The satisfaction rate for Lee’s address on Wednesday was 33.7 per cent, according to a questionnaire conducted by the Hong Kong Public Opinion Research Institute (PORI).
In contrast, with the exception of former chief executive Leung Chun-ying who saw a satisfaction rate of 35.7 per cent, the rate for all previous leaders’ maiden Policy Addresses hovered from the mid-to high 40s in percentage terms.
Donald Tsang, who took over in 2005, saw the highest satisfaction rate of 47.7 per cent, followed by Lee’s predecessor Carrie Lam at 47.5 per cent.
The city’s first chief executive Tung Chee-hwa received a satisfaction rate of 44.8 per cent.
Lee’s speech covered ways to attract talent amid an exodus from the city, a “Light Public Housing” scheme focusing on building transitional homes for those awaiting permanent public housing, and a new rail link among other highlights.
While pro-establishment lawmakers hailed the address as ground-breaking and innovative, others have pointed out the lack of poverty alleviation policies and a failure to tackle the root cause of the city’s emigration wave, often attributed to strict Covid-19 policies and the political situation.
PORI’s poll surveyed 574 people shortly after Lee finished speaking, via random sampling.
Hong Kong’s Hang Seng Index, which has been slipping of late, fell to a 13-year low on Thursday morning.
A former police officer, Lee was appointed Hong Kong’s chief executive in an uncontested election in May. He said while delivering his Policy Address that Xi Jinping’s speech in July served as his “governance blueprint.” The Chinese leader visited Hong Kong to mark the 25th anniversary of its return to China and to inaugurate Lee as chief executive.
A previous PORI poll found that almost half of Hongkongers surveyed had low or no expectations for Lee’s Policy Address.
‘I have to be held responsible’
Answering questions from reporters in a televised forum on Wednesday night, Lee said his Light Public Housing scheme, under which residents would move into prefabricated units for a few years while awaiting permanent public housing, was not intended to “dress up” waiting time figures.
“We will still publicise the wait times for public housing. It will be transparent,” he said.
In response to a question about the quality of homes under the Light Public Housing scheme, Lee said there was a need to address “the most pressing matter at hand.”
“Of course, ideally, everyone would want to live in a spacious environment… but the reality is we have a land and housing problem,” he said. “There are some people living in environments where there is water leaking, the ventilation is poor, and it’s very cramped.

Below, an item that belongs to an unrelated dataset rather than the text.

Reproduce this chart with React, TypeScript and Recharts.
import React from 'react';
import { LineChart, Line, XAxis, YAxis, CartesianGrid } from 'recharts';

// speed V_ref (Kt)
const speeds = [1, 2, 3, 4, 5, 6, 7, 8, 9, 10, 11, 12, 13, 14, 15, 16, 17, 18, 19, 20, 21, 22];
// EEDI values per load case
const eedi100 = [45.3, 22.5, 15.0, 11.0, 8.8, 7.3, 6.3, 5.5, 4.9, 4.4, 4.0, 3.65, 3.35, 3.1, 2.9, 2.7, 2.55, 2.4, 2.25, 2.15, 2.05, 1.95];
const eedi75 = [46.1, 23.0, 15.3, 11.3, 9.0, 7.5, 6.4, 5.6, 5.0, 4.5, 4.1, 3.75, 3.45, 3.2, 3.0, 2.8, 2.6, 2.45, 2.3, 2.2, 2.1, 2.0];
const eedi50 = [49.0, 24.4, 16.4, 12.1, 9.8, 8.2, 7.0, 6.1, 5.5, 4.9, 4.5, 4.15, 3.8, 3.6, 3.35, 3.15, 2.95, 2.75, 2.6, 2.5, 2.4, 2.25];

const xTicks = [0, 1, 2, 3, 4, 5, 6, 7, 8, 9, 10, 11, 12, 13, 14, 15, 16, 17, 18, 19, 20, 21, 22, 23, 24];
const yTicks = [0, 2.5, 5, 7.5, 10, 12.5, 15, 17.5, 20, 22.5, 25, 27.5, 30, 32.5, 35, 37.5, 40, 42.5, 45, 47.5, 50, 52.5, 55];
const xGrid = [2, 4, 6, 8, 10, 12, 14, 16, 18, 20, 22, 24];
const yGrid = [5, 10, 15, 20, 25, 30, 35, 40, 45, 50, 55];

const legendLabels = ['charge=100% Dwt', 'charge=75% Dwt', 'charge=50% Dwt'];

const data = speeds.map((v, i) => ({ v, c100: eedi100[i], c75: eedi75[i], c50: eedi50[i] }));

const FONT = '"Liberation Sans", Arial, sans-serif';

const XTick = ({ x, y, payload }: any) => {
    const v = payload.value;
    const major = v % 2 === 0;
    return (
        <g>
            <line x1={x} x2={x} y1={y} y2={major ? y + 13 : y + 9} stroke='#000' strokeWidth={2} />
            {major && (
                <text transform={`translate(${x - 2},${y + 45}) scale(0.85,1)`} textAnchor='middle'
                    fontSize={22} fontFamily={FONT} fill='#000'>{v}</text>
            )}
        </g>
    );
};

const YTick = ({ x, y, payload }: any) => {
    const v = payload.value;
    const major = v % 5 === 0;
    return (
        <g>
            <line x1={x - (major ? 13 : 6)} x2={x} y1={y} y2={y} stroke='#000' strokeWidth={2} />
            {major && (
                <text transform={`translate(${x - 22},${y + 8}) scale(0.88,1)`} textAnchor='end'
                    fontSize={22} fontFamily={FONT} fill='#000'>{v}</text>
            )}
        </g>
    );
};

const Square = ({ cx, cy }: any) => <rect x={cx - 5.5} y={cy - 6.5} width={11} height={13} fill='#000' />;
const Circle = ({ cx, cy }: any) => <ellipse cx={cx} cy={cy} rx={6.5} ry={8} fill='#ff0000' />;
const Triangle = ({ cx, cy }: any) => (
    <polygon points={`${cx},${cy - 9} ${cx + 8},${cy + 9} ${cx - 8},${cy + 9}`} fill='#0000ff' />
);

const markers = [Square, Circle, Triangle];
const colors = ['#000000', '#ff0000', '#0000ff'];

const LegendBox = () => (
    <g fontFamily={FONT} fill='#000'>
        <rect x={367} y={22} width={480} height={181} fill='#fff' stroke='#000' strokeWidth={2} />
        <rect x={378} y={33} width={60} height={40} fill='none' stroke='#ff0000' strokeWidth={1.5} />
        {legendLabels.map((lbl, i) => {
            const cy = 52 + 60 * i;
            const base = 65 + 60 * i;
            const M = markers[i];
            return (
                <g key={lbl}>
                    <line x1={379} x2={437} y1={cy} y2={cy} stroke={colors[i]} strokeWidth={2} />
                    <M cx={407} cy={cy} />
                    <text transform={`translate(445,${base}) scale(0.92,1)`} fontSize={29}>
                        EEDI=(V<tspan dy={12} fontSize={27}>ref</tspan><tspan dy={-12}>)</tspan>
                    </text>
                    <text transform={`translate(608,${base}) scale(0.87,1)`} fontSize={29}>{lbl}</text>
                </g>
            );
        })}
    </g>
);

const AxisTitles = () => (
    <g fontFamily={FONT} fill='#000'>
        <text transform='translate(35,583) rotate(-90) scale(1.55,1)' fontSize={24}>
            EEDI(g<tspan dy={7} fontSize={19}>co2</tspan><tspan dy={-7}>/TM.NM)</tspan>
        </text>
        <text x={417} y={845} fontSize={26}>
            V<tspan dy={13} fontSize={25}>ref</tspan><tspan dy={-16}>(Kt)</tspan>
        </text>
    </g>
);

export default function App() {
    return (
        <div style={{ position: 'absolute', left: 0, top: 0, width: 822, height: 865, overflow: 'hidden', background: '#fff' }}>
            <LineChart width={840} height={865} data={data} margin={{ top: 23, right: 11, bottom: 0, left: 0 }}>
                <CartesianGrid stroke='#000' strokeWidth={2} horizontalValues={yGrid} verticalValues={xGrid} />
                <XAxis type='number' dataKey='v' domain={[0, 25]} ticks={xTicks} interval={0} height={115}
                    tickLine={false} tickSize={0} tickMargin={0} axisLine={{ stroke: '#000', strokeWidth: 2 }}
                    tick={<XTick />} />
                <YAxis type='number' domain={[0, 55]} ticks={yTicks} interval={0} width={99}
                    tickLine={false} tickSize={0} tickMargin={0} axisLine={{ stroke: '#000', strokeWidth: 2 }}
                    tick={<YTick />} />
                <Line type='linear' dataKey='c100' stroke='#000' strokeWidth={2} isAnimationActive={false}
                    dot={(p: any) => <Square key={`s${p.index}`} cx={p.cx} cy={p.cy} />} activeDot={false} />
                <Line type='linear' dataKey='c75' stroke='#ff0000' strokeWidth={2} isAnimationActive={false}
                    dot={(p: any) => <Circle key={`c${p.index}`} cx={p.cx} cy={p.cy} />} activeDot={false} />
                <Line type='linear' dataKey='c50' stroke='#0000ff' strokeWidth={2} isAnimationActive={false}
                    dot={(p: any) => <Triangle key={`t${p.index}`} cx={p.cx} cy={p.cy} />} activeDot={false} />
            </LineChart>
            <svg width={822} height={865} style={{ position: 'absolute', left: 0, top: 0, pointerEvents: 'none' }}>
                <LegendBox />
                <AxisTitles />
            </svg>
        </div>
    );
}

They shouldn’t have to wait.”
“When I was communicating with people living in subdivided flats, when they heard [about the possibility of such a scheme], they felt this is better than what they have now,” Lee added.
Another reporter said Lee’s Policy Address proposed many strategies to attract talent from abroad, but did not discuss how to retain local talent. Lee did not answer directly when asked what the city can do to stem emigration.

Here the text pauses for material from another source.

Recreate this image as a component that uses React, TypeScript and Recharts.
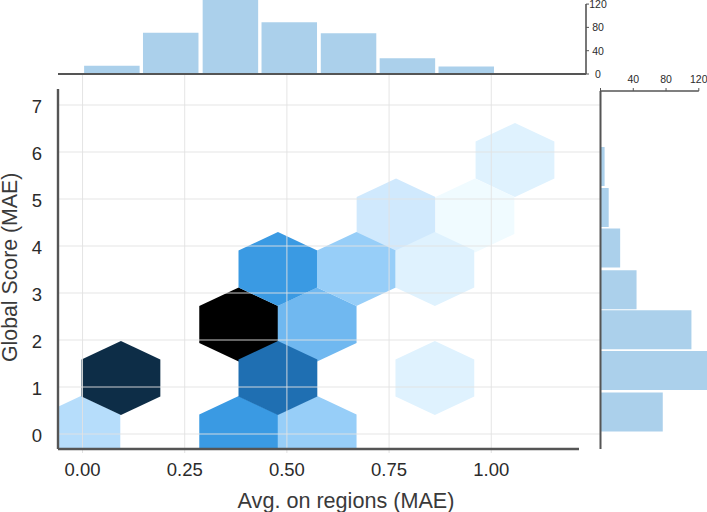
import React from "react";
import {
  Bar,
  BarChart,
  ReferenceLine,
  Scatter,
  ScatterChart,
  XAxis,
  YAxis,
} from "recharts";

// hexbin cells, even rows first because odd rows overlap them in the picture
const hexX = [-0.004, 0.382, 0.574, 0.382, 0.574, 0.767, 0.96, 0.094, 0.478, 0.862, 0.478, 0.67, 0.862, 1.058];
const hexY = [0.02, 0.02, 0.02, 2.33, 2.33, 4.65, 4.65, 1.19, 1.19, 1.19, 3.51, 3.51, 3.51, 5.83];
const hexCount = [5, 14, 7, 40, 10, 3, 1, 36, 22, 2, 14, 7, 2, 2];

const countColors: Record<number, string> = {
  1: "#f0fbff",
  2: "#dff2fe",
  3: "#d0e9fd",
  5: "#b6ddfb",
  7: "#97cef8",
  10: "#70b8f0",
  14: "#3a9ae3",
  22: "#1f6fb2",
  36: "#0d2d47",
  40: "#000000",
};

const topBins = [0.071, 0.215, 0.361, 0.505, 0.65, 0.794, 0.938];
const topCounts = [14, 71, 127, 89, 70, 27, 13];
const rightBins = [5.68, 4.81, 3.95, 3.06, 2.21, 1.34, 0.46];
const rightCounts = [5, 10, 24, 44, 111, 130, 76];

const xTicks = [0, 0.25, 0.5, 0.75, 1];
const yTicks = [0, 1, 2, 3, 4, 5, 6, 7];
const countTicks = [0, 40, 80, 120];

const hexData = hexX.map((x, i) => ({ x, y: hexY[i], count: hexCount[i] }));
const topData = topBins.map((bin, i) => ({ bin, count: topCounts[i] }));
const rightData = rightBins.map((bin, i) => ({ bin, count: rightCounts[i] }));

const FONT = '"Liberation Sans", Arial, sans-serif';
const SPINE = "#555555";
const HIST = "#abd0eb";
const GRID = "#e2e2e2";
const TEXT = "#2b2b2b";

const HEX_W = 39.4;
const HEX_R = 37;
const ABOVE_MARKS = 700;

function Hexagon({ cx, cy, payload }: any) {
  const pts = [
    [0, -HEX_R],
    [HEX_W, -HEX_R / 2],
    [HEX_W, HEX_R / 2],
    [0, HEX_R],
    [-HEX_W, HEX_R / 2],
    [-HEX_W, -HEX_R / 2],
  ]
    .map(([dx, dy]) => `${cx + dx},${cy + dy}`)
    .join(" ");
  return <polygon points={pts} fill={countColors[payload.count]} />;
}

function SmallTick({ x, y, payload, side }: any) {
  const isRight = side === "right";
  // the top axis of the side histogram has no label at zero
  if (!isRight && payload.value === 0) return <g />;
  return (
    <text
      x={isRight ? x + 7 : x}
      y={isRight ? y + 4 : y - 3}
      textAnchor="middle"
      fontSize={10.5}
      fontFamily={FONT}
      fill={TEXT}
    >
      {payload.value}
    </text>
  );
}

function MainHexbin() {
  return (
    <ScatterChart
      width={707}
      height={512}
      margin={{ top: 73, right: 107, bottom: 0, left: 0 }}
      style={{ position: "absolute", left: 0, top: 0 }}
    >
      <XAxis
        type="number"
        dataKey="x"
        domain={[-0.06, 1.266]}
        ticks={xTicks}
        interval={0}
        allowDataOverflow
        height={63}
        axisLine={false}
        tickLine={{ stroke: GRID }}
        tickSize={4}
        tickMargin={10}
        tickFormatter={(v: number) => v.toFixed(2)}
        tick={{ fontSize: 18.5, fontFamily: FONT, fill: TEXT }}
        label={{
          value: "Avg. on regions (MAE)",
          position: "insideBottom",
          offset: 4,
          dx: 17,
          fontSize: 21.6,
          fontFamily: FONT,
          fill: "#3a3a3a",
        }}
      />
      <YAxis
        type="number"
        dataKey="y"
        domain={[-0.319, 7.681]}
        ticks={yTicks}
        interval={0}
        allowDataOverflow
        width={58}
        axisLine={false}
        tickLine={false}
        tickMargin={10}
        tick={{ fontSize: 18.5, fontFamily: FONT, fill: TEXT, dy: 1 }}
        label={{
          value: "Global Score (MAE)",
          angle: -90,
          position: "insideLeft",
          offset: 9,
          dy: 101,
          fontSize: 21.3,
          fontFamily: FONT,
          fill: "#3a3a3a",
        }}
      />
      <Scatter data={hexData} isAnimationActive={false} shape={<Hexagon />} />
      {yTicks.map((v) => (
        <ReferenceLine key={`h${v}`} y={v} stroke={GRID} strokeWidth={0.9} zIndex={ABOVE_MARKS} />
      ))}
      {xTicks.map((v) => (
        <ReferenceLine key={`v${v}`} x={v} stroke={GRID} strokeWidth={0.9} zIndex={ABOVE_MARKS} />
      ))}
      <ReferenceLine
        segment={[
          { x: -0.06, y: -0.319 },
          { x: -0.06, y: 7.34 },
        ]}
        stroke={SPINE}
        strokeWidth={2.4}
        zIndex={ABOVE_MARKS}
      />
      <ReferenceLine
        segment={[
          { x: -0.06, y: -0.319 },
          { x: 1.2146, y: -0.319 },
        ]}
        stroke={SPINE}
        strokeWidth={2.4}
        zIndex={ABOVE_MARKS}
      />
    </ScatterChart>
  );
}

function TopHistogram() {
  return (
    <BarChart
      width={707}
      height={84}
      data={topData}
      margin={{ top: 0, right: 91, bottom: 10, left: 58 }}
      style={{ position: "absolute", left: 0, top: 0 }}
    >
      <XAxis type="number" dataKey="bin" domain={[-0.06, 1.2317]} allowDataOverflow hide />
      <YAxis
        type="number"
        orientation="right"
        domain={[0, 127]}
        ticks={countTicks}
        interval={0}
        allowDataOverflow
        width={30}
        axisLine={false}
        tickLine={{ stroke: SPINE }}
        tickSize={3}
        tick={<SmallTick side="right" />}
      />
      <Bar dataKey="count" fill={HIST} barSize={55.5} isAnimationActive={false} />
      <ReferenceLine
        segment={[
          { x: -0.06, y: 0 },
          { x: 1.2317, y: 0 },
        ]}
        stroke={SPINE}
        strokeWidth={1.8}
      />
      <ReferenceLine
        segment={[
          { x: 1.2317, y: 0 },
          { x: 1.2317, y: 120 },
        ]}
        stroke={SPINE}
        strokeWidth={1.6}
      />
    </BarChart>
  );
}

function RightHistogram() {
  return (
    <BarChart
      layout="vertical"
      width={117}
      height={459}
      data={rightData}
      margin={{ top: 60, right: 0, bottom: 10, left: 10.5 }}
      style={{ position: "absolute", left: 590, top: 0 }}
    >
      <XAxis
        type="number"
        orientation="top"
        domain={[0, 130]}
        ticks={countTicks}
        interval={0}
        allowDataOverflow
        height={31}
        axisLine={false}
        tickLine={{ stroke: SPINE }}
        tickSize={3}
        tick={<SmallTick side="top" />}
      />
      <YAxis
        type="number"
        dataKey="bin"
        domain={[-0.319, 7.298]}
        reversed
        ticks={yTicks}
        interval={0}
        allowDataOverflow
        width={0}
        mirror
        axisLine={false}
        tick={false}
        tickLine={{ stroke: "#999999" }}
        tickSize={3}
      />
      <Bar dataKey="count" fill={HIST} barSize={39} isAnimationActive={false} />
      <ReferenceLine
        segment={[
          { x: 0, y: -0.319 },
          { x: 0, y: 7.298 },
        ]}
        stroke={SPINE}
        strokeWidth={2}
      />
      <ReferenceLine
        segment={[
          { x: 0, y: 7.298 },
          { x: 120, y: 7.298 },
        ]}
        stroke={SPINE}
        strokeWidth={1.6}
      />
    </BarChart>
  );
}

export default function App() {
  return (
    <div style={{ position: "absolute", left: 0, top: 0, width: 707, height: 512, overflow: "hidden", background: "#fff" }}>
      <MainHexbin />
      <TopHistogram />
      <RightHistogram />
    </div>
  );
}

“In my Policy Address, I discussed how we can improve our education in terms of vocational training. We are increasing our support for vocational training and may start offering subsidies for half-day programmes,” Lee said without mentioning what schemes he was referring to.
He said that besides for attracting foreigners, the city also hoped to lure back Hongkongers who had gone abroad. “People who have spent time overseas can compare and know that a lot of systems in Hong Kong are actually very good,” Lee said.
“I lived abroad for one year,” he added, recalling that he once waited so long for public transportation that he had time to finish reading a book.
Lee also said that as chief executive, he would be held accountable if “anything was done in a way that was not satisfactory, or done poorly.”
“I’d have to be held responsible by the Hong Kong citizens and the central government. Actually, I’d feel guilty,” he said.